_Directive_
Only the lines from the start of the data through the line containing "Line, XAxis, YAxis" should be written out, exactly as they are, with both ends included and the pictures left out.
┌──
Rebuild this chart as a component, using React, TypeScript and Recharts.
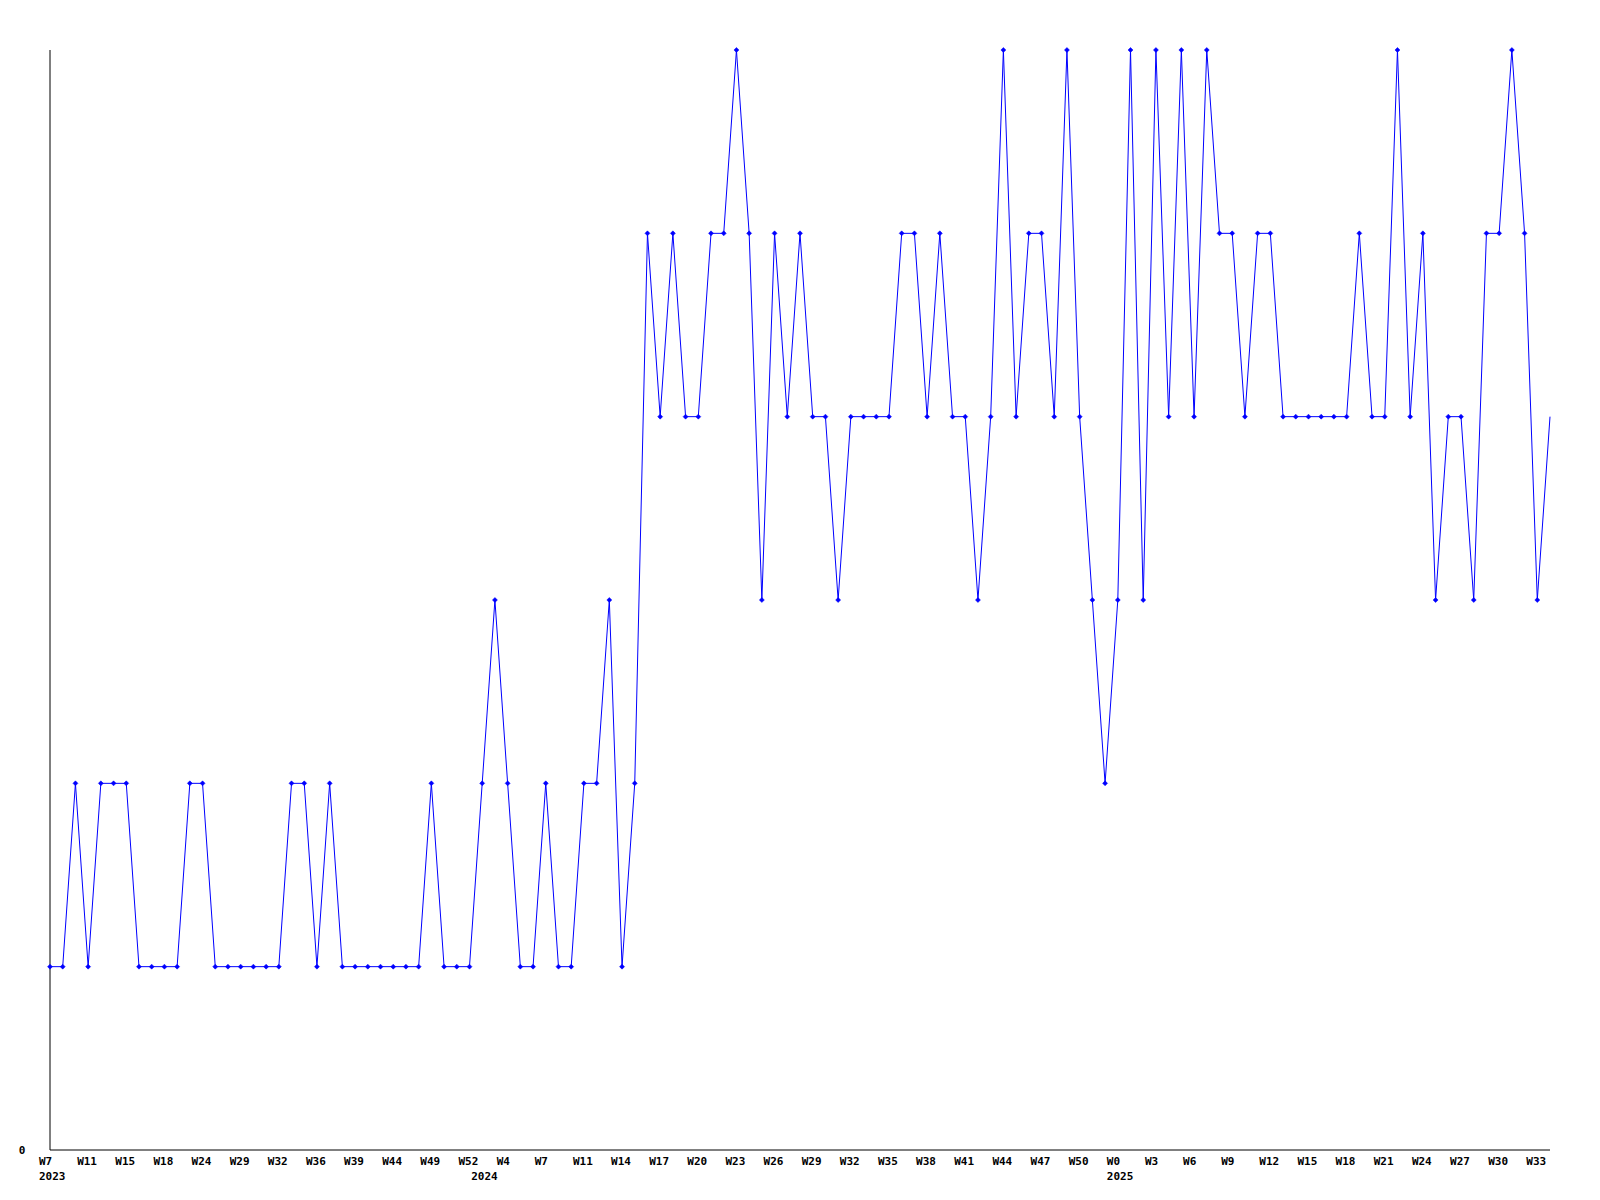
import React from "react";
import { LineChart, Line, XAxis, YAxis } from "recharts";

const weeks: string[] = [
  "W7", "W8", "W9", "W11", "W12", "W13", "W15", "W16", "W17", "W18",
  "W20", "W22", "W24", "W25", "W27", "W29", "W30", "W31", "W32", "W33",
  "W35", "W36", "W37", "W38", "W39", "W41", "W43", "W44", "W46", "W47",
  "W49", "W50", "W51", "W52",
  "W0", "W2", "W4", "W5", "W6", "W7", "W8", "W10", "W11", "W12",
  "W13", "W14", "W15", "W16", "W17", "W18", "W19", "W20", "W21", "W22",
  "W23", "W24", "W25", "W26", "W27", "W28", "W29", "W30", "W31", "W32",
  "W33", "W34", "W35", "W36", "W37", "W38", "W39", "W40", "W41", "W42",
  "W43", "W44", "W45", "W46", "W47", "W48", "W49", "W50", "W51", "W52",
  "W0", "W1", "W2", "W3", "W4", "W5", "W6", "W7", "W8", "W9",
  "W10", "W11", "W12", "W13", "W14", "W15", "W16", "W17", "W18", "W19",
  "W20", "W21", "W22", "W23", "W24", "W25", "W26", "W27", "W28", "W29",
  "W30", "W31", "W32", "W33", "W34",
];

const years: number[] = [
  ...Array(34).fill(2023),
  ...Array(50).fill(2024),
  ...Array(35).fill(2025),
];

const values: number[] = [
  1, 1, 2, 1, 2, 2, 2, 1, 1, 1,
  1, 2, 2, 1, 1, 1, 1, 1, 1, 2,
  2, 1, 2, 1, 1, 1, 1, 1, 1, 1,
  2, 1, 1, 1, 2, 3, 2, 1, 1, 2,
  1, 1, 2, 2, 3, 1, 2, 5, 4, 5,
  4, 4, 5, 5, 6, 5, 3, 5, 4, 5,
  4, 4, 3, 4, 4, 4, 4, 5, 5, 4,
  5, 4, 4, 3, 4, 6, 4, 5, 5, 4,
  6, 4, 3, 2, 3, 6, 3, 6, 4, 6,
  4, 6, 5, 5, 4, 5, 5, 4, 4, 4,
  4, 4, 4, 5, 4, 4, 6, 4, 5, 3,
  4, 4, 3, 5, 5, 6, 5, 3, 4,
];

const yTicks: number[] = [0];

const data = values.map((v, i) => ({ idx: i, week: weeks[i], year: years[i], value: v }));

const FONT = "'DejaVu Sans Mono', monospace";

const XTick = (props: any) => {
  const { x, y, payload } = props;
  const i: number = payload.index;
  const showWeek = i % 3 === 0;
  const showYear = i === 0 || years[i] !== years[i - 1];
  return (
    <g>
      {showWeek && (
        <text x={x - 11} y={y + 15} textAnchor="start" fontFamily={FONT} fontWeight="bold" fontSize={11} fill="#000">
          {weeks[i]}
        </text>
      )}
      {showYear && (
        <text x={x - 11} y={y + 30} textAnchor="start" fontFamily={FONT} fontWeight="bold" fontSize={11} fill="#000">
          {String(years[i])}
        </text>
      )}
    </g>
  );
};

const YTick = (props: any) => {
  const { y, payload } = props;
  return (
    <text x={22} y={y + 4} textAnchor="middle" fontFamily={FONT} fontWeight="bold" fontSize={11} fill="#000">
      {String(payload.value)}
    </text>
  );
};

const Dot = (props: any) => {
  const { cx, cy, index } = props;
  if (index === values.length - 1 || cx == null || cy == null) return <g key={`d${index}`} />;
  return (
    <polygon
      key={`d${index}`}
      points={`${cx},${cy - 2.5} ${cx + 2.5},${cy} ${cx},${cy + 2.5} ${cx - 2.5},${cy}`}
      fill="#0000ff"
      stroke="#0000ff"
      strokeWidth={0.5}
    />
  );
};

export default function App() {
  return (
    <div style={{ position: "absolute", left: 0, top: 0, width: 1600, height: 1200, background: "#fff" }}>
      <LineChart width={1600} height={1200} data={data} margin={{ top: 50, right: 50, bottom: 0, left: 0 }}>
        <XAxis
          dataKey="idx"
          type="category"
          interval={0}
          tick={<XTick />}
          tickLine={false}
          tickSize={0}
          tickMargin={0}
          height={50}
          axisLine={{ stroke: "#000", strokeWidth: 1 }}
        />
        <YAxis
          domain={[0, 6]}
          ticks={yTicks}
          width={50}
          tick={<YTick />}
          tickLine={false}
          tickSize={0}
          axisLine={{ stroke: "#000", strokeWidth: 1 }}
        />
        <Line
          dataKey="value"
          type="linear"
          stroke="#0000ff"
          strokeWidth={1}
          dot={<Dot />}
          activeDot={false}
          isAnimationActive={false}
        />
      </LineChart>
    </div>
  );
}
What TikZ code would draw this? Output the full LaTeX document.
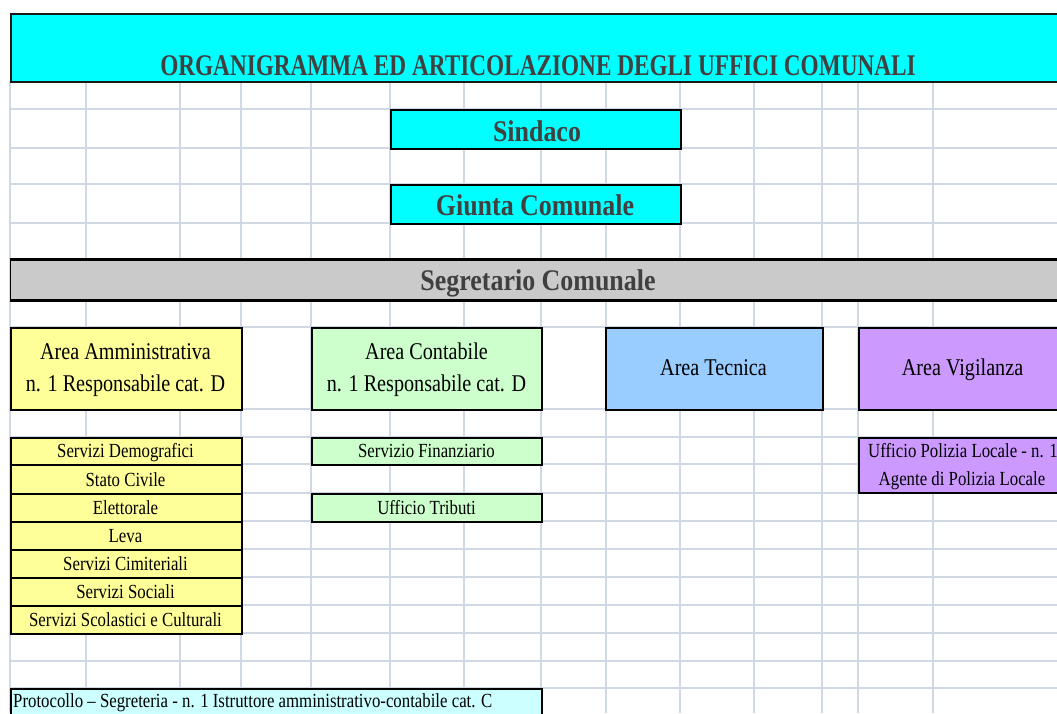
\documentclass[tikz,border=0pt]{standalone}
\usepackage{fontspec}
\setmainfont{Liberation Serif}
\newfontfamily\regf[FakeStretch=0.84]{Liberation Serif}
\newfontfamily\hdf[FakeStretch=0.865]{Liberation Serif}
\newfontfamily\ttlf[FakeStretch=0.775]{Liberation Serif}
\definecolor{gridc}{HTML}{D0D7E5}
\definecolor{cyanc}{HTML}{00FFFF}
\definecolor{greyc}{HTML}{CACACA}
\definecolor{yelc}{HTML}{FFFF99}
\definecolor{grnc}{HTML}{CCFFCC}
\definecolor{bluc}{HTML}{99CCFF}
\definecolor{purc}{HTML}{CC99FF}
\definecolor{lcyc}{HTML}{CCFFFF}
\definecolor{hdtext}{HTML}{404040}
\tikzset{
  gridl/.style={draw=gridc, line width=1.3pt},
  box/.style={draw=black, line width=1.5pt, rectangle, inner sep=0pt, anchor=north west},
  ttltext/.style={inner sep=0pt, anchor=base, text=hdtext, font=\ttlf\bfseries\fontsize{30}{36}\selectfont},
  hdtext/.style={inner sep=0pt, anchor=base, text=hdtext, font=\hdf\bfseries\fontsize{30}{36}\selectfont},
  areatext/.style={inner sep=0pt, anchor=base, text=black, font=\regf\fontsize{24}{30}\selectfont},
  subtext/.style={inner sep=0pt, anchor=base, text=black, font=\regf\fontsize{20}{24}\selectfont},
}
\begin{document}
\begin{tikzpicture}[x=1pt,y=-1pt]
\useasboundingbox (0,0) rectangle (1057,713);
\clip (0,0) rectangle (1057,713);
% spreadsheet grid
\foreach \x in {10,86,180,241,311,390,464,541,606,680,754,822,858,933}
  \draw[gridl] (\x,81) -- (\x,713);
\foreach \y in {81,109,148,184,223,259,299,327,409,437,464,493,521,549,577,605,633,661,688}
  \draw[gridl] (10,\y) -- (1057,\y);
% title
\node[box, fill=cyanc, draw=black!90, minimum width=1060pt, minimum height=68pt] (title) at (10,13) {};
\node[ttltext] (titletxt) at (538,75) {ORGANIGRAMMA ED ARTICOLAZIONE DEGLI UFFICI COMUNALI};
% Sindaco, Giunta
\node[box, fill=cyanc, minimum width=290pt, minimum height=39pt] (sind) at (390,109) {};
\node[hdtext] (sindtxt) at (537,141) {Sindaco};
\node[box, fill=cyanc, minimum width=290pt, minimum height=39pt] (giunta) at (390,184) {};
\node[hdtext] (giuntatxt) at (535,215) {Giunta Comunale};
% Segretario
\node[box, fill=greyc, line width=1pt, minimum width=1060pt, minimum height=40pt] (seg) at (10,259) {};
\draw[line width=3pt] (seg.north west) -- (seg.north east);
\draw[line width=3pt] (seg.south west) -- (seg.south east);
\node[hdtext] (segtxt) at (538,290) {Segretario Comunale};
% Areas
\node[box, fill=yelc, minimum width=231pt, minimum height=82pt] (amm) at (10,327) {};
\node[areatext] (amm1) at (125.5,359) {Area Amministrativa};
\node[areatext] (amm2) at (125.5,391) {n. 1 Responsabile cat. D};
\node[box, fill=grnc, minimum width=230pt, minimum height=82pt] (cont) at (311,327) {};
\node[areatext] (cont1) at (426.5,359) {Area Contabile};
\node[areatext] (cont2) at (426.5,391) {n. 1 Responsabile cat. D};
\node[box, fill=bluc, minimum width=217pt, minimum height=82pt] (tec) at (605,327) {};
\node[areatext] (tectxt) at (713.5,375) {Area Tecnica};
\node[box, fill=purc, minimum width=210pt, minimum height=82pt] (vig) at (858,327) {};
\node[areatext] (vigtxt) at (962.5,375) {Area Vigilanza};
% Amministrativa services
\node[box, fill=yelc, minimum width=231pt, minimum height=27pt] (s1) at (10,437) {};
\node[subtext] (s1t) at (125.5,457) {Servizi Demografici};
\node[box, fill=yelc, minimum width=231pt, minimum height=29pt] (s2) at (10,464) {};
\node[subtext] (s2t) at (125.5,486) {Stato Civile};
\node[box, fill=yelc, minimum width=231pt, minimum height=28pt] (s3) at (10,493) {};
\node[subtext] (s3t) at (125.5,514) {Elettorale};
\node[box, fill=yelc, minimum width=231pt, minimum height=28pt] (s4) at (10,521) {};
\node[subtext] (s4t) at (125.5,542) {Leva};
\node[box, fill=yelc, minimum width=231pt, minimum height=28pt] (s5) at (10,549) {};
\node[subtext] (s5t) at (125.5,570) {Servizi Cimiteriali};
\node[box, fill=yelc, minimum width=231pt, minimum height=28pt] (s6) at (10,577) {};
\node[subtext] (s6t) at (125.5,598) {Servizi Sociali};
\node[box, fill=yelc, minimum width=231pt, minimum height=28pt] (s7) at (10,605) {};
\node[subtext] (s7t) at (125.5,626) {Servizi Scolastici e Culturali};
% Contabile services
\node[box, fill=grnc, minimum width=230pt, minimum height=27pt] (c1) at (311,437) {};
\node[subtext] (c1t) at (426.5,457) {Servizio Finanziario};
\node[box, fill=grnc, minimum width=230pt, minimum height=28pt] (c2) at (311,493) {};
\node[subtext] (c2t) at (426.5,514) {Ufficio Tributi};
% Vigilanza service
\node[box, fill=purc, minimum width=210pt, minimum height=55pt] (v1) at (858,437) {};
\node[subtext] (v1a) at (963,457) {Ufficio Polizia Locale - n. 1};
\node[subtext] (v1b) at (962,485) {Agente di Polizia Locale};
% Protocollo
\node[box, fill=lcyc, minimum width=531pt, minimum height=40pt] (prot) at (10,688) {};
\node[subtext, anchor=base west] (prott) at (13,707) {Protocollo – Segreteria - n. 1 Istruttore amministrativo-contabile cat. C};
\end{tikzpicture}
\end{document}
└──
_Output_
Rebuild this chart as a component, using React, TypeScript and Recharts.
import React from "react";
import { LineChart, Line, XAxis, YAxis } from "recharts";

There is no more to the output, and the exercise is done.